◆ PROBLEM DETAILS
The entries below contain a line with "Write a Python" and a line with "1399, 1489, 1518]". Retype exactly everything from the first down to the second, both included, and nothing else.

◆ Records with drawing code
===============

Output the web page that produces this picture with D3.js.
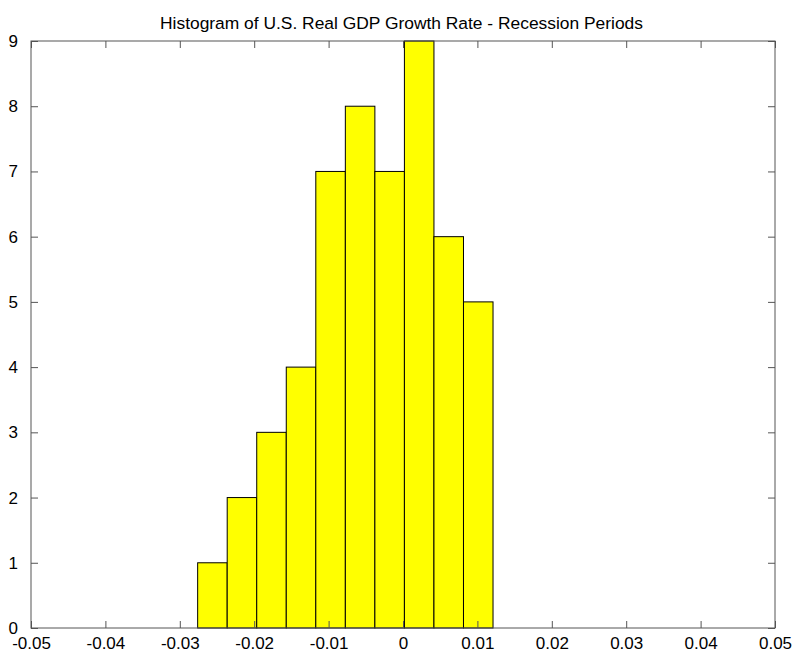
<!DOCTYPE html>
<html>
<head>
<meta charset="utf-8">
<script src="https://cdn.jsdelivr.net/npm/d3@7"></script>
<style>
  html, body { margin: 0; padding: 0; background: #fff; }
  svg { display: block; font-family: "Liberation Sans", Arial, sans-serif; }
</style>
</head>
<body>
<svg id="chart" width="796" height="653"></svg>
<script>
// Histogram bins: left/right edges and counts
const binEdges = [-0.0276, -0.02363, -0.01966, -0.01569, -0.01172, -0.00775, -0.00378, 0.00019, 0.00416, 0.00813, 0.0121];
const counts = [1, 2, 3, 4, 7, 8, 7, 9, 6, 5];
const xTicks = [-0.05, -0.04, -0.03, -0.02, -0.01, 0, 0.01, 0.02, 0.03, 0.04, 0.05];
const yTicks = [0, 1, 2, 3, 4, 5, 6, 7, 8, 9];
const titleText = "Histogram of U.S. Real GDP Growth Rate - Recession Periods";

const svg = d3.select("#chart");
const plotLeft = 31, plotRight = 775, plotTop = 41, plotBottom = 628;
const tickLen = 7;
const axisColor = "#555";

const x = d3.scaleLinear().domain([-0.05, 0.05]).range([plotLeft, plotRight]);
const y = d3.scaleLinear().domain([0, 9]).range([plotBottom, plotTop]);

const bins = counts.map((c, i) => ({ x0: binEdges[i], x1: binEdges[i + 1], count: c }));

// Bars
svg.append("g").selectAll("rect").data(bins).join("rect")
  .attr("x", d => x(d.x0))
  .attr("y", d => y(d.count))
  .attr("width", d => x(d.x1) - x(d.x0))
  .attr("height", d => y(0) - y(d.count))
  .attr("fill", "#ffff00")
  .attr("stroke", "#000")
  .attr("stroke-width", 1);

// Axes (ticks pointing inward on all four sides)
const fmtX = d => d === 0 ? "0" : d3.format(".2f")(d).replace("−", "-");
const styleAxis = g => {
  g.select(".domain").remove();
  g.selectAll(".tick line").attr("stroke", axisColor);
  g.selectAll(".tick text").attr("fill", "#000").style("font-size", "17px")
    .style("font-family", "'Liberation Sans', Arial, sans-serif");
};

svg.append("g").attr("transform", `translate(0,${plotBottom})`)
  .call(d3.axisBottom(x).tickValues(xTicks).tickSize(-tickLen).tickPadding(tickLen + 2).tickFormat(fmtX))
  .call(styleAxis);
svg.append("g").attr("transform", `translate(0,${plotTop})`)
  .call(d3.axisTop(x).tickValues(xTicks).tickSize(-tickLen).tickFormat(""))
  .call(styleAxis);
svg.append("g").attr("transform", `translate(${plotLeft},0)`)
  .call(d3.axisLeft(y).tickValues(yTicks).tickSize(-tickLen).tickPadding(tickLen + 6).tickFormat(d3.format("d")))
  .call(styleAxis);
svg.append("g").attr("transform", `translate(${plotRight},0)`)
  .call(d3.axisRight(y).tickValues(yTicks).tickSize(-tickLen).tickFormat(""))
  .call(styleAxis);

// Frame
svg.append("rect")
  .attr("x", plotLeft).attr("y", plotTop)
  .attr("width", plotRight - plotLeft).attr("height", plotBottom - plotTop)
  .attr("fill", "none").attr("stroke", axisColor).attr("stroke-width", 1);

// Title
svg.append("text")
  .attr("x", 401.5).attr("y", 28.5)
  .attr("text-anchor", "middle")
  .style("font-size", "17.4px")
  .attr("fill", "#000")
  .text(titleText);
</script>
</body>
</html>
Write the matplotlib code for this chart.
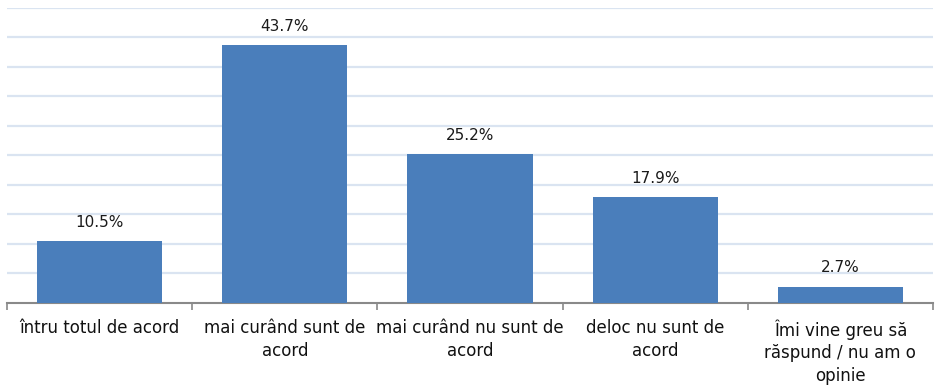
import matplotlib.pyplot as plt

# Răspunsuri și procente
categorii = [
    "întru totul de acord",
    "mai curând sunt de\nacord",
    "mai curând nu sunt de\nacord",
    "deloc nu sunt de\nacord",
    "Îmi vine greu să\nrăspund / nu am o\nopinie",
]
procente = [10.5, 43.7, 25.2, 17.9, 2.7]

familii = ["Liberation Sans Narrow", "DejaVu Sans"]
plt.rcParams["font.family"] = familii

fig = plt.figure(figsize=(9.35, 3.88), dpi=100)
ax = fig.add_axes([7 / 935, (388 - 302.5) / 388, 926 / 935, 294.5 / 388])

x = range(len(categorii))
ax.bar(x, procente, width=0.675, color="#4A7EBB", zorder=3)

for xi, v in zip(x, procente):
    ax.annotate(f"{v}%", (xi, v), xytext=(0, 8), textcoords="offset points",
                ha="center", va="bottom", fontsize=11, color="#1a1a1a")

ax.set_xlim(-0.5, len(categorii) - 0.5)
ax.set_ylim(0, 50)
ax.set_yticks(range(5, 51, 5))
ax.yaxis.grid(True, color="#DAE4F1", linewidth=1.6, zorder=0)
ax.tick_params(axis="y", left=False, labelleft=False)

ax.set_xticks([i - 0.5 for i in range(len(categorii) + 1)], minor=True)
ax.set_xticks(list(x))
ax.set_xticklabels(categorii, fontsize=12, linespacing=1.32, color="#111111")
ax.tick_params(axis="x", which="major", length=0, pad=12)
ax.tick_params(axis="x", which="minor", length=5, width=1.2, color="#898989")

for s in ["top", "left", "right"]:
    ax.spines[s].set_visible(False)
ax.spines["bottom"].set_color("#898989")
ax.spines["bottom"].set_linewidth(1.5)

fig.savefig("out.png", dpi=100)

===============

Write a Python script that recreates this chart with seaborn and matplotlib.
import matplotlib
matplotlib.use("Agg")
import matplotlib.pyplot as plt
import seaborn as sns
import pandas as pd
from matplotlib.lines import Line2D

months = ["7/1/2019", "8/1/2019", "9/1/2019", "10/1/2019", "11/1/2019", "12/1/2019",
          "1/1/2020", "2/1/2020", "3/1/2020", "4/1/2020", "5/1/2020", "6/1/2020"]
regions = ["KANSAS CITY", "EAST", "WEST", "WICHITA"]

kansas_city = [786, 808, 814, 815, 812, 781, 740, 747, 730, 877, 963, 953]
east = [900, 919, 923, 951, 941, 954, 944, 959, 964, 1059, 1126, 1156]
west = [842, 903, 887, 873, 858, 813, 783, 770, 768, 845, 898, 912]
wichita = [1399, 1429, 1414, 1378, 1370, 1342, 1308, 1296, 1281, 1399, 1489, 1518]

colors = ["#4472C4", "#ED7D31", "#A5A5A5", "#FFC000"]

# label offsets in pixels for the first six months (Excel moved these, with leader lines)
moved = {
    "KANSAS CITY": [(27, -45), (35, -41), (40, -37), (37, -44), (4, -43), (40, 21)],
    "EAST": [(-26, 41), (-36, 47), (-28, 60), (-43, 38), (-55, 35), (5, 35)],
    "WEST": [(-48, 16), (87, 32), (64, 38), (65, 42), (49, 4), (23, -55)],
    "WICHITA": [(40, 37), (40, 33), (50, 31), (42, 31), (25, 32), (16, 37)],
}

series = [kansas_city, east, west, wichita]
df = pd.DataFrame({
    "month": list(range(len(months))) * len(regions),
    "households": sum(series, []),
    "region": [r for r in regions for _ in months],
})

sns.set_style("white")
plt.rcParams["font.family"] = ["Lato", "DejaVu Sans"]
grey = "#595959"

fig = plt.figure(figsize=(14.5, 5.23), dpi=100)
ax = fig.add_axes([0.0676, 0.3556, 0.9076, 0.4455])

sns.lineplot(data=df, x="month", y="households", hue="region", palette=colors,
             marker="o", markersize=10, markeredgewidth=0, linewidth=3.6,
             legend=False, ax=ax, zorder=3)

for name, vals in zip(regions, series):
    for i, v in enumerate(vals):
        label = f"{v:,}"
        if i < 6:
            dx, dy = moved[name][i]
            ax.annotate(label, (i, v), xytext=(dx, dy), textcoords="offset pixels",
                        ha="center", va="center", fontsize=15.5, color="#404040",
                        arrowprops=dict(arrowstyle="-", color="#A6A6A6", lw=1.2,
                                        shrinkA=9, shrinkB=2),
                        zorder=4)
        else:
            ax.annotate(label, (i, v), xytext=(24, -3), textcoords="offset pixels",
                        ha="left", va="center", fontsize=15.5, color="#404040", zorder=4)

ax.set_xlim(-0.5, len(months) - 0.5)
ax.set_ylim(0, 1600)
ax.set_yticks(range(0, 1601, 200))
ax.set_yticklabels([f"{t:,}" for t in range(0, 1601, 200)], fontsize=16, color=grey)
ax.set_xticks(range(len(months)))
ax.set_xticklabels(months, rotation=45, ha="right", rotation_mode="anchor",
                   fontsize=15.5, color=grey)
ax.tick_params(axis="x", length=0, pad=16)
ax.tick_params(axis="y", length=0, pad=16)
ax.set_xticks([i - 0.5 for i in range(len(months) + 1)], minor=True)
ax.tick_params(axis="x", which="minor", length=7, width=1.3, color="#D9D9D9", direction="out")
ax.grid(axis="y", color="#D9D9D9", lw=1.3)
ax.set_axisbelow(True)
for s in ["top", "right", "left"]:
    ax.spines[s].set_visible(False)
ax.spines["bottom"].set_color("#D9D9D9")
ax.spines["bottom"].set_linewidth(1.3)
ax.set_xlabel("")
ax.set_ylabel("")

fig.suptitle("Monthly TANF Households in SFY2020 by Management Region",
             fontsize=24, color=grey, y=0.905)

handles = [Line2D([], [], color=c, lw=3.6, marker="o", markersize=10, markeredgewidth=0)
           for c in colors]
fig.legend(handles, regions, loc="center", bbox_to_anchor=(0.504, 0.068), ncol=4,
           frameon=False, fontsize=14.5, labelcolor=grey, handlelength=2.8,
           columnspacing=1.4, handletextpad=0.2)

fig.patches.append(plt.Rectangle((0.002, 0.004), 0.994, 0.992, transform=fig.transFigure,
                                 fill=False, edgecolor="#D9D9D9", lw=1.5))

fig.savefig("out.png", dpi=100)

===============

◆ RESPONSE
Write a Python script that recreates this chart with seaborn and matplotlib.
import matplotlib
matplotlib.use("Agg")
import matplotlib.pyplot as plt
import seaborn as sns
import pandas as pd
from matplotlib.lines import Line2D

months = ["7/1/2019", "8/1/2019", "9/1/2019", "10/1/2019", "11/1/2019", "12/1/2019",
          "1/1/2020", "2/1/2020", "3/1/2020", "4/1/2020", "5/1/2020", "6/1/2020"]
regions = ["KANSAS CITY", "EAST", "WEST", "WICHITA"]

kansas_city = [786, 808, 814, 815, 812, 781, 740, 747, 730, 877, 963, 953]
east = [900, 919, 923, 951, 941, 954, 944, 959, 964, 1059, 1126, 1156]
west = [842, 903, 887, 873, 858, 813, 783, 770, 768, 845, 898, 912]
wichita = [1399, 1429, 1414, 1378, 1370, 1342, 1308, 1296, 1281, 1399, 1489, 1518]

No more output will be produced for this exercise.